[Charts and diagrams as code]
..........

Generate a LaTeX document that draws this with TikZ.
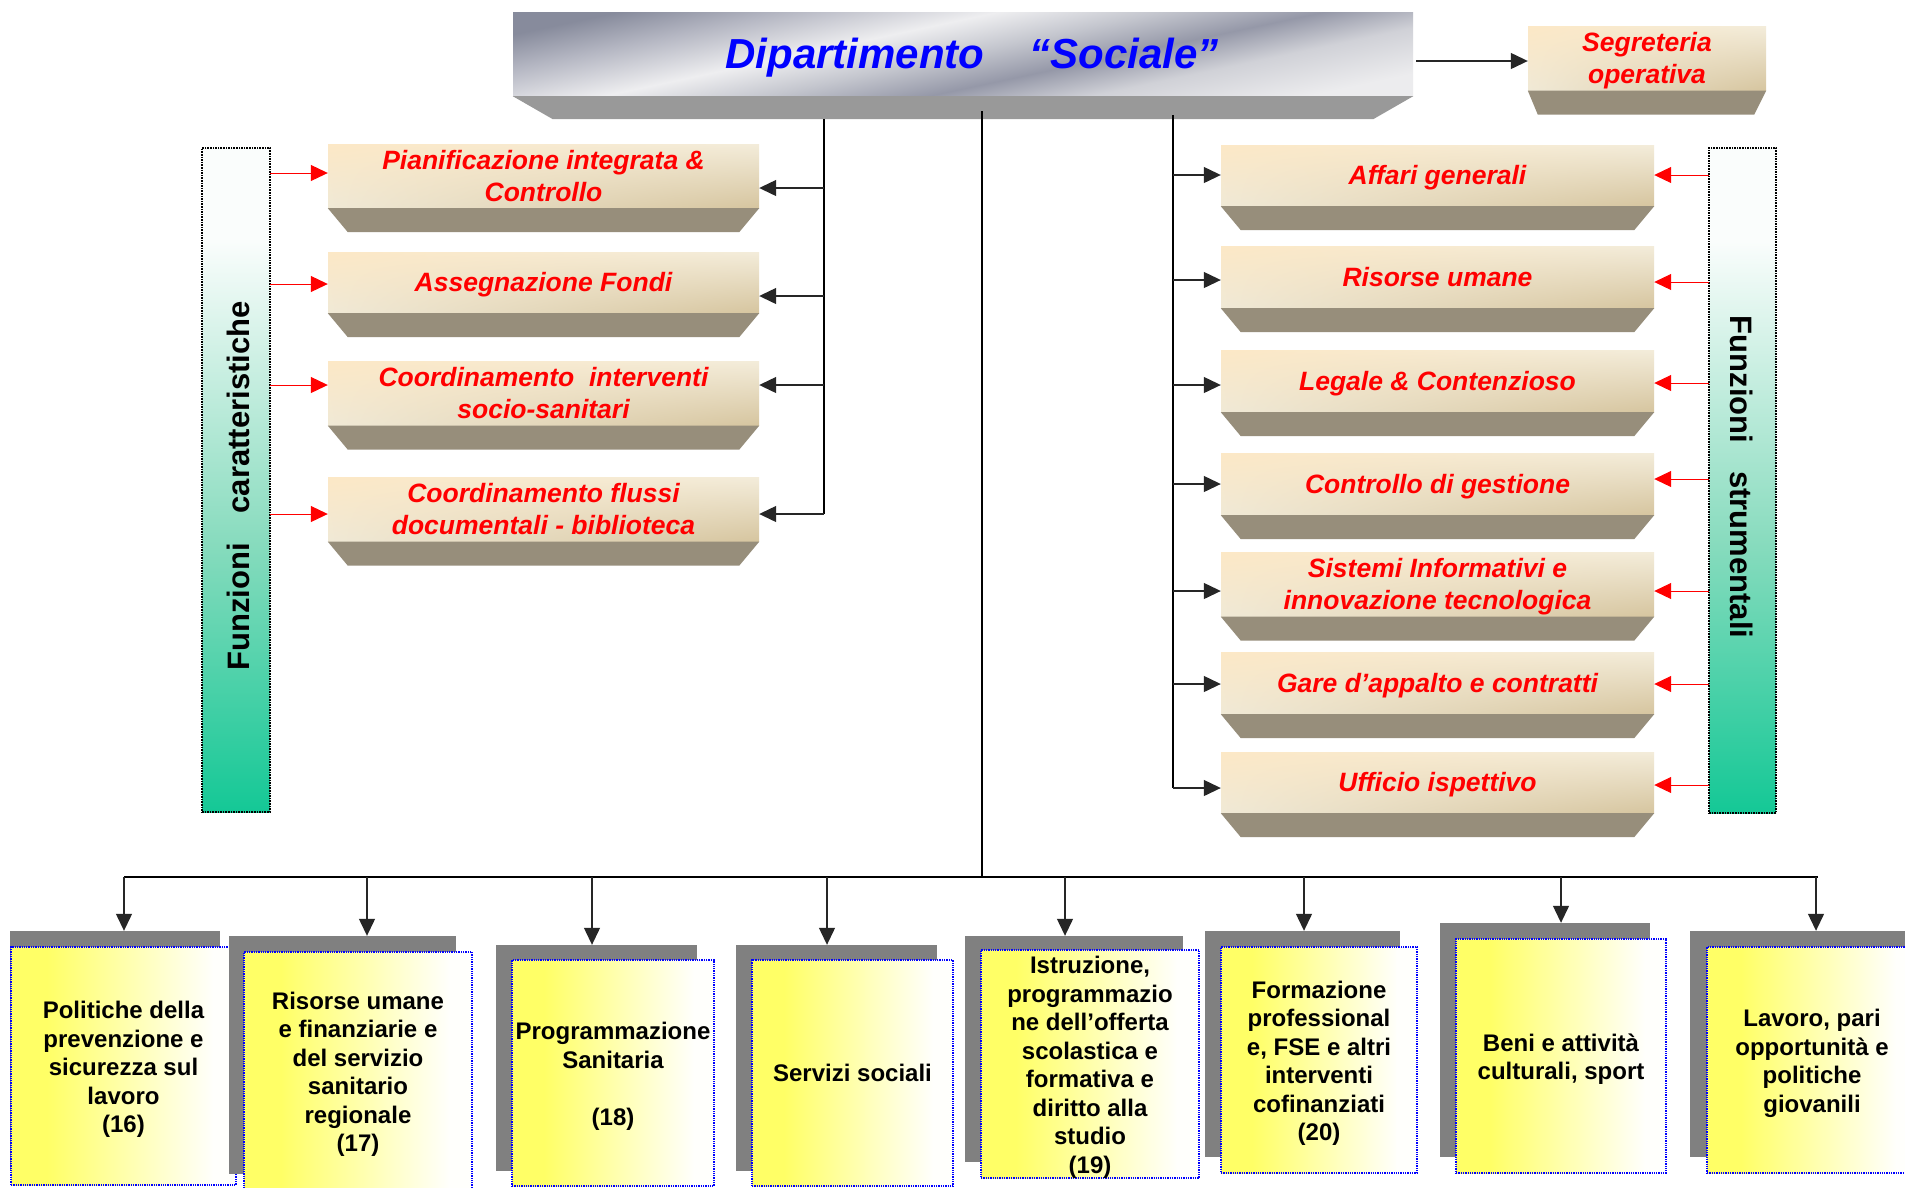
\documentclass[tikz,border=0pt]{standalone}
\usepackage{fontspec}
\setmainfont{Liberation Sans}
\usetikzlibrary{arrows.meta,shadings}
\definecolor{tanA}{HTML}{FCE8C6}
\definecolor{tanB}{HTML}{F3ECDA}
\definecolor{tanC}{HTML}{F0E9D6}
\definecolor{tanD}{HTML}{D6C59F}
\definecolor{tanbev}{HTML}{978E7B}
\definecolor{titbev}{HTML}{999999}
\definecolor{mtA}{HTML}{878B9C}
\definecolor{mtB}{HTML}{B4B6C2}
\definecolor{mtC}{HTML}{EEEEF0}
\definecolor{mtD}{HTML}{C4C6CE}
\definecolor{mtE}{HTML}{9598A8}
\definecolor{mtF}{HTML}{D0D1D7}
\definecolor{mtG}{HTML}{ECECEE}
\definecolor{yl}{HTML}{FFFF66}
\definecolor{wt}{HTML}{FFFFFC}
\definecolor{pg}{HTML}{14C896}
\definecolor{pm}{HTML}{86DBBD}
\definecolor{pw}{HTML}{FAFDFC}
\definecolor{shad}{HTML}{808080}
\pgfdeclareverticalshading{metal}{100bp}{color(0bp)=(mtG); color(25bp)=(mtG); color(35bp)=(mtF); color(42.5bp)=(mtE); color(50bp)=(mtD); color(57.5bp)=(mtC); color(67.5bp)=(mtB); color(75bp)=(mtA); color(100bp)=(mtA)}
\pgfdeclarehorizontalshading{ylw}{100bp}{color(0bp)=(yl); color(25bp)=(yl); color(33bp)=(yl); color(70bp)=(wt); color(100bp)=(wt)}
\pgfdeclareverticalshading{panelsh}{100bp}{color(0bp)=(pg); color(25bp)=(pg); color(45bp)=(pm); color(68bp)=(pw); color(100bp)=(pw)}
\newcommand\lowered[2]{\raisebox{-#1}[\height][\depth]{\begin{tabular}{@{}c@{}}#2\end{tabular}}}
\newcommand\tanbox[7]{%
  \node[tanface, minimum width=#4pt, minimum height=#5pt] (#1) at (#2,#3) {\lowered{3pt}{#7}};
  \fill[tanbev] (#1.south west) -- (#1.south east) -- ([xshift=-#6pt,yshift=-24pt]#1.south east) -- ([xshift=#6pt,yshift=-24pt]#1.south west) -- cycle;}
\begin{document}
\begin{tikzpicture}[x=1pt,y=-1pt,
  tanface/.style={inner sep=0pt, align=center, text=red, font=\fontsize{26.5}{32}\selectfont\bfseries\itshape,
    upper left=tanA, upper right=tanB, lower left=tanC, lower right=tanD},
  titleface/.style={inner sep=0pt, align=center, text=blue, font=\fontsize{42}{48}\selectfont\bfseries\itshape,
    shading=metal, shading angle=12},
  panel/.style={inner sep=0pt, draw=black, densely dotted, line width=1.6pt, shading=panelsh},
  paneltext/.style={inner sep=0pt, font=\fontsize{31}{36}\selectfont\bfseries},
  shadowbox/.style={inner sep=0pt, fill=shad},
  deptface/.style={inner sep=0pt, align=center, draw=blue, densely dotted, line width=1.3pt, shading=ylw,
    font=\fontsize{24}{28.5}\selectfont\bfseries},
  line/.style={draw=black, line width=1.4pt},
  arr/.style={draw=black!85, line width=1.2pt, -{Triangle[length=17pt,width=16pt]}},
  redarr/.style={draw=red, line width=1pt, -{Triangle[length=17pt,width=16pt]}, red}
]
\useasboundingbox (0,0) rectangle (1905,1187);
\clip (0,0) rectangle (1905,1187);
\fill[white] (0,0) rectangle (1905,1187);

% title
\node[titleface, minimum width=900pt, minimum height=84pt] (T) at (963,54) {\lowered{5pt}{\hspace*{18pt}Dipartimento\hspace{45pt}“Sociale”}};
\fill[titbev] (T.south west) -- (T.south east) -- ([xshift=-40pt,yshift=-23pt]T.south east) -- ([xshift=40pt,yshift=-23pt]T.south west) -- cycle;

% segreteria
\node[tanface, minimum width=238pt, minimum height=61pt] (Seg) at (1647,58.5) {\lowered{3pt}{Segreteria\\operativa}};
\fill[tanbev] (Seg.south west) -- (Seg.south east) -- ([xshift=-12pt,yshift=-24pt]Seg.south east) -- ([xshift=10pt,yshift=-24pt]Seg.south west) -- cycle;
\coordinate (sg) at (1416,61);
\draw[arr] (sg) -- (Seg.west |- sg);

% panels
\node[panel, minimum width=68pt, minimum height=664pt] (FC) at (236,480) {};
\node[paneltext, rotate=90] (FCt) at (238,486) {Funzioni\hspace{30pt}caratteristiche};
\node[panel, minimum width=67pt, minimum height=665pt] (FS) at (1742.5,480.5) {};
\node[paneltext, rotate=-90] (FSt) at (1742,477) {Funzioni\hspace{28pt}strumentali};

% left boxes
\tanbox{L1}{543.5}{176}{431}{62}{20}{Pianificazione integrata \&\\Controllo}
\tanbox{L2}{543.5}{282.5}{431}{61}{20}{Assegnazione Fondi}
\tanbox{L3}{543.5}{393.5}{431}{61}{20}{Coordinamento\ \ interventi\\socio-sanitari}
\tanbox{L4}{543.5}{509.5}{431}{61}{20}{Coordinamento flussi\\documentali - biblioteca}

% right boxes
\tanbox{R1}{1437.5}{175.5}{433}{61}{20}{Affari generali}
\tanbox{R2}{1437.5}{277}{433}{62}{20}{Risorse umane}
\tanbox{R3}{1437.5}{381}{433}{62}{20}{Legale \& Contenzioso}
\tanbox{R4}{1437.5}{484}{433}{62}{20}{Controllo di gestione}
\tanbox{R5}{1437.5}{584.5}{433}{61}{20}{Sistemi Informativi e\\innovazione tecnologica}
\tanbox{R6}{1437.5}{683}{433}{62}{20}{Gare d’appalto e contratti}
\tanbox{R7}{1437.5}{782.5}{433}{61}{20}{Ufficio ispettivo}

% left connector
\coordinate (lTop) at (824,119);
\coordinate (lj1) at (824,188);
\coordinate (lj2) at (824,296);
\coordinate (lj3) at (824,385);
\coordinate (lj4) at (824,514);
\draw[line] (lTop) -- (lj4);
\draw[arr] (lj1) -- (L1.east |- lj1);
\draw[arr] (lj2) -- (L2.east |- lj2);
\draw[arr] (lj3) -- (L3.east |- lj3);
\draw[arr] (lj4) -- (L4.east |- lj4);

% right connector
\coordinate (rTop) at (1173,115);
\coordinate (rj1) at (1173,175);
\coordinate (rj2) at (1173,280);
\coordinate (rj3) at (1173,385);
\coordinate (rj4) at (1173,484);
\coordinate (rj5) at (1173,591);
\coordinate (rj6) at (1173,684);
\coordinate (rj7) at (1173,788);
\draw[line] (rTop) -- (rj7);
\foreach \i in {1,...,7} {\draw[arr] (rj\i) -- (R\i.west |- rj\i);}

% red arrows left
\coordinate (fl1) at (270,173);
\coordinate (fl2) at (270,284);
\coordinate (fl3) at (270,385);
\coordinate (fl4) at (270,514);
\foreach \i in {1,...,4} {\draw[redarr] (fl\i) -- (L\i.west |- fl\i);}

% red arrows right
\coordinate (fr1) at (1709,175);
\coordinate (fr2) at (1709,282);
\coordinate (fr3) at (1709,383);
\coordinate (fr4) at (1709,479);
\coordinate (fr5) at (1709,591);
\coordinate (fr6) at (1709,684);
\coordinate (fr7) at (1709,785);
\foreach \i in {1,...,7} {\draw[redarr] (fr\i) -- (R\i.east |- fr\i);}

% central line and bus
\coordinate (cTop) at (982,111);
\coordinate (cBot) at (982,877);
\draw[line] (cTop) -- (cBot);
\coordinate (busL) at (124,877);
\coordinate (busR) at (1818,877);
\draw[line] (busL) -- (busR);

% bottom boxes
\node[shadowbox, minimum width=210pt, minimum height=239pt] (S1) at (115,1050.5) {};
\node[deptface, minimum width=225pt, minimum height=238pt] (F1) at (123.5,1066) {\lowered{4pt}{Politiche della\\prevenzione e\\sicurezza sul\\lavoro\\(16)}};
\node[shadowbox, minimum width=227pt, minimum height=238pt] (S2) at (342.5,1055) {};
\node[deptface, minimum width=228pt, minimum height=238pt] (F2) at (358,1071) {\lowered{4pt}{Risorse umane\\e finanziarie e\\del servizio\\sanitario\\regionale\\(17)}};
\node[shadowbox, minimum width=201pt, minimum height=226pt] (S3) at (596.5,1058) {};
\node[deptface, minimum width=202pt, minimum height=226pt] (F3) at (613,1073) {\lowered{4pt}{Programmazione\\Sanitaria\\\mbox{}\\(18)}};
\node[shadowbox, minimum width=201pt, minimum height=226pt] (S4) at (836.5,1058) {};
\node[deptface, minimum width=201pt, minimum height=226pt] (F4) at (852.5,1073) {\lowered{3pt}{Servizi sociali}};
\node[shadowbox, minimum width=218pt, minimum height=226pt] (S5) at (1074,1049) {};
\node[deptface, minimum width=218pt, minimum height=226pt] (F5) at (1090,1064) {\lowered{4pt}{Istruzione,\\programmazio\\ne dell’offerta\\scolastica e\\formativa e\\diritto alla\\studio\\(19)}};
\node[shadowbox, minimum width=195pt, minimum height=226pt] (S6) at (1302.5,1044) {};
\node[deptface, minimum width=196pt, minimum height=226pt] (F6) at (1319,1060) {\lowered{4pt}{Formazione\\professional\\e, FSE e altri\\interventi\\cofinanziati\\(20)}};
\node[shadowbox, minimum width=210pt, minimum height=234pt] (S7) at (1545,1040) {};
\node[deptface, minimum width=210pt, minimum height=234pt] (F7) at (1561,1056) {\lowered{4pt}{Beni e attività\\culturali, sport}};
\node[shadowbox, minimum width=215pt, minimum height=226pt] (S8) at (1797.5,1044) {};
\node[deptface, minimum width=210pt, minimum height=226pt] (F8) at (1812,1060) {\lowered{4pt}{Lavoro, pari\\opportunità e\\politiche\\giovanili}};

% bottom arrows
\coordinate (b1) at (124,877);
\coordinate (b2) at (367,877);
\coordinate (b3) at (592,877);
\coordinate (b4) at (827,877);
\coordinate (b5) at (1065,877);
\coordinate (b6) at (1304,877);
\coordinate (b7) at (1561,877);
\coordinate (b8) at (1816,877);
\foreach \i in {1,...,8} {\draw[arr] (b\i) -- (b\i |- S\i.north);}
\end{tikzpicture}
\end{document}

..........

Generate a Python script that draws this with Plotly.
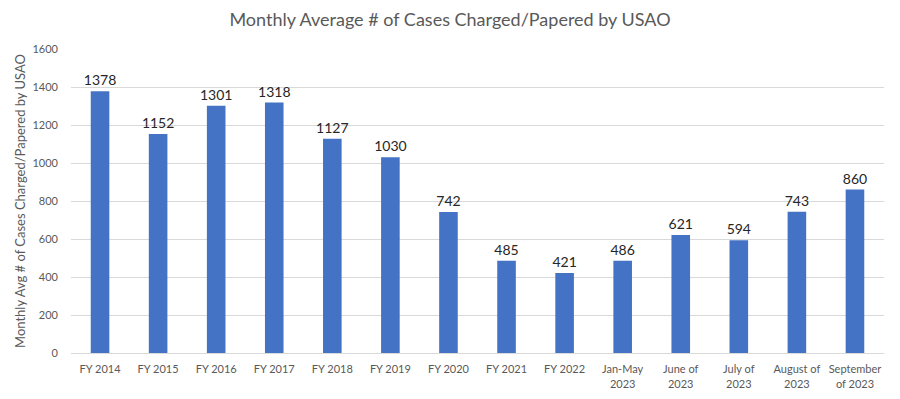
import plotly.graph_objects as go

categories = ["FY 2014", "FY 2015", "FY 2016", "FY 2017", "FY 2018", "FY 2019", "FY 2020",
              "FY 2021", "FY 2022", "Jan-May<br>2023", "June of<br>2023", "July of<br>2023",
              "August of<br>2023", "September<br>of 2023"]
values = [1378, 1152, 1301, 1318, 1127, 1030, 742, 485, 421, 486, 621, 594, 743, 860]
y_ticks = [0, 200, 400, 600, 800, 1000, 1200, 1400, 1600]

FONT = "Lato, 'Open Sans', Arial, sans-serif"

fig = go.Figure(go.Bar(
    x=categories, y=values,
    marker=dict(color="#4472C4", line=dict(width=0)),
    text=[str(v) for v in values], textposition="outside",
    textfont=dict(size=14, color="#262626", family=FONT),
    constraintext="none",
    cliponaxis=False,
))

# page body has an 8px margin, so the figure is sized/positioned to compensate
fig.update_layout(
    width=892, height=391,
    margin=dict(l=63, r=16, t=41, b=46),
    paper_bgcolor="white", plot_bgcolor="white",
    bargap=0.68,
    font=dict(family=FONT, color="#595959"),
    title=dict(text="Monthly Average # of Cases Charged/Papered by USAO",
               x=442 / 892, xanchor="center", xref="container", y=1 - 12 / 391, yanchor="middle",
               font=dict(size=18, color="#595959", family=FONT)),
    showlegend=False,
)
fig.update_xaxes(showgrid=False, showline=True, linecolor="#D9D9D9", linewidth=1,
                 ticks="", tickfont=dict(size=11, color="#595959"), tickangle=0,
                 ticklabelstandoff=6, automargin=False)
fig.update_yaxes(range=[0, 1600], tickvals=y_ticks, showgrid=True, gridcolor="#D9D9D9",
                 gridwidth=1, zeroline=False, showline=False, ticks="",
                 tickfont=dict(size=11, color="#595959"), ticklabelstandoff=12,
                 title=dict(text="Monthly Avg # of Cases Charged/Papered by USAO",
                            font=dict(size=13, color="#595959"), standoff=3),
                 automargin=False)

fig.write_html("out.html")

..........

### Task prompt
Give only the lines from the one with "Generate a Python" to the one with "import plotly.graph_objects as go", both included, again and exactly; leave the images out.

### The result
Generate a Python script that draws this with Plotly.
import plotly.graph_objects as go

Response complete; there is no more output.